## EXTRACTED RECORDS
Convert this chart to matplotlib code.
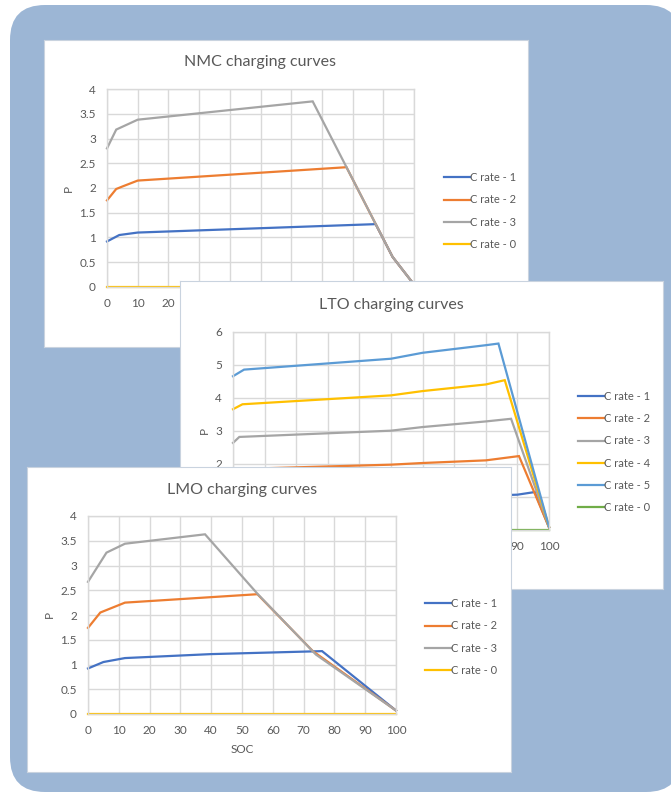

--

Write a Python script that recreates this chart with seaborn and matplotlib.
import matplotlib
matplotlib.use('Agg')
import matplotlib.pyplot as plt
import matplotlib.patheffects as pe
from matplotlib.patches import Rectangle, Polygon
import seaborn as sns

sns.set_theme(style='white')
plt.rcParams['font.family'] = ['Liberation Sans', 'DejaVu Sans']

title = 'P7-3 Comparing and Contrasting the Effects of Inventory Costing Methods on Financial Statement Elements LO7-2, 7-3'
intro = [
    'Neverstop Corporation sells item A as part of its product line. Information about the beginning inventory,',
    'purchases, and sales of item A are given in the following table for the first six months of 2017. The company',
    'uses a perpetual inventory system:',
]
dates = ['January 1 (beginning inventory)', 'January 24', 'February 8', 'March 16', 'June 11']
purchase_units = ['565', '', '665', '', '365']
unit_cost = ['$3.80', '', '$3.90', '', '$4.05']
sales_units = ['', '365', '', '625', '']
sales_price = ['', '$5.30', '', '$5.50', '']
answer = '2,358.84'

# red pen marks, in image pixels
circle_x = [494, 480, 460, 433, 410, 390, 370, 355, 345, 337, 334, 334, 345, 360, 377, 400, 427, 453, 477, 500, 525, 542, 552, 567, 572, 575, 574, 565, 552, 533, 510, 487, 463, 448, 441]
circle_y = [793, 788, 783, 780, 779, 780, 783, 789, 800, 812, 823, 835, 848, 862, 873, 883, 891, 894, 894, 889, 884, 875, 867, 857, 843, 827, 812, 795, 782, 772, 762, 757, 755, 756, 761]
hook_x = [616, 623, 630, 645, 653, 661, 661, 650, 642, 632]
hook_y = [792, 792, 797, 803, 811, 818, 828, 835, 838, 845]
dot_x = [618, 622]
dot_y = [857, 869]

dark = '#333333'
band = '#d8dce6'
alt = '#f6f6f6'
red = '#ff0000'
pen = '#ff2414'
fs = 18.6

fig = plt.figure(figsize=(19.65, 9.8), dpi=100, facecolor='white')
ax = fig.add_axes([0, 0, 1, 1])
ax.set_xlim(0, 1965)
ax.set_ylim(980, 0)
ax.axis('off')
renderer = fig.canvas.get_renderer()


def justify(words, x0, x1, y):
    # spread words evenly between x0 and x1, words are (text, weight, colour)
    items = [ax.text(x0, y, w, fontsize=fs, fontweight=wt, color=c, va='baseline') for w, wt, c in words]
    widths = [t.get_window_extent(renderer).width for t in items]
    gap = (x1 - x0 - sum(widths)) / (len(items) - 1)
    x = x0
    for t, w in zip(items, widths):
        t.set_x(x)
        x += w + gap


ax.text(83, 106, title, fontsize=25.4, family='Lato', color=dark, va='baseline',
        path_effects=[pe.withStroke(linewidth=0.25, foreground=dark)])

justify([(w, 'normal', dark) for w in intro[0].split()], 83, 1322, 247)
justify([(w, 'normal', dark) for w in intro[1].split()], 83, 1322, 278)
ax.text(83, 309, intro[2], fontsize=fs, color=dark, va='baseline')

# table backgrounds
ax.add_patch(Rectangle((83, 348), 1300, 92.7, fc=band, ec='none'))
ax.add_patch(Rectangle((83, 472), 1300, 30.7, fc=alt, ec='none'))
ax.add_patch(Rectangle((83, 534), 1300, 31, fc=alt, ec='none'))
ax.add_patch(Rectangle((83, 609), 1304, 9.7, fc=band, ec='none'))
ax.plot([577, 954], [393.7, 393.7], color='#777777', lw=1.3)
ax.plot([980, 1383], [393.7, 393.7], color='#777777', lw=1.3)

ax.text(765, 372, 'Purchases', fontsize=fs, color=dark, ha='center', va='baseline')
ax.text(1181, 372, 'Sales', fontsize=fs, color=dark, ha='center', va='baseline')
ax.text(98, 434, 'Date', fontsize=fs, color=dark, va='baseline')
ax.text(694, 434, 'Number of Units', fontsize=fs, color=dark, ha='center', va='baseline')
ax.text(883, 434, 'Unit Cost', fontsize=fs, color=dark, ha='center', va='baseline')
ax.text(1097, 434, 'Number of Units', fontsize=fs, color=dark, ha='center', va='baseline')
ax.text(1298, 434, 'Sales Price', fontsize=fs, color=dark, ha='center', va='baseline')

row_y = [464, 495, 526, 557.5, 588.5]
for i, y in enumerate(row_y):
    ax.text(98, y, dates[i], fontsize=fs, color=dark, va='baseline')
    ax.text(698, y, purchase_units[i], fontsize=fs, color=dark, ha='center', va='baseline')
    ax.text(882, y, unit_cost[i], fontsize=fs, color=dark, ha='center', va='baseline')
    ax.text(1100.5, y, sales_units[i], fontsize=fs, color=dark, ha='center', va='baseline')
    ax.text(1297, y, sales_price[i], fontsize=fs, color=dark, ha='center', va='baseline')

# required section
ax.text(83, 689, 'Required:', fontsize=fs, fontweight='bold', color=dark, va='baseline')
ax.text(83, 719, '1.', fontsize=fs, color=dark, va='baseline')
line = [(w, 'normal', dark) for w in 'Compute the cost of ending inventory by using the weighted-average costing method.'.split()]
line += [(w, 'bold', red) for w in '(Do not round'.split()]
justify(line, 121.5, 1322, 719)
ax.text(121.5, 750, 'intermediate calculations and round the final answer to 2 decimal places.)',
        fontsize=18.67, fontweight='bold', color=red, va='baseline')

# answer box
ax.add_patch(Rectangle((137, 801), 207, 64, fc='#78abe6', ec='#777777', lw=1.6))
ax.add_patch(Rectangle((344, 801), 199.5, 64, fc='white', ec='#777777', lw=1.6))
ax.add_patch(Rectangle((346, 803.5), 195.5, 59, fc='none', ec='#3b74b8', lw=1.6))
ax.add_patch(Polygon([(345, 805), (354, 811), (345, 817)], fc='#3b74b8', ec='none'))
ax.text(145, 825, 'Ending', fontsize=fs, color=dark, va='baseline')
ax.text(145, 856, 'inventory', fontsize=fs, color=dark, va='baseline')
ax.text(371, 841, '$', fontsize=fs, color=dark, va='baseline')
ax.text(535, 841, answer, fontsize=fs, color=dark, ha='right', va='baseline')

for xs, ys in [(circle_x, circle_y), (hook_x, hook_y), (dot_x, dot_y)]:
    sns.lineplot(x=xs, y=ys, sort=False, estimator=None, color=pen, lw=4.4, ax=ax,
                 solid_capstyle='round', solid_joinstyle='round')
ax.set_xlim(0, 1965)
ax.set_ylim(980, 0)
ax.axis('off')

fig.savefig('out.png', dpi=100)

## TASK DIRECTIONS
Give again only the lines that run from the line with "Write a Python" to the line with "import seaborn as sns". Include both of those lines exactly as written.

## ANSWER IN FULL
Write a Python script that recreates this chart with seaborn and matplotlib.
import matplotlib
matplotlib.use('Agg')
import matplotlib.pyplot as plt
import matplotlib.patheffects as pe
from matplotlib.patches import Rectangle, Polygon
import seaborn as sns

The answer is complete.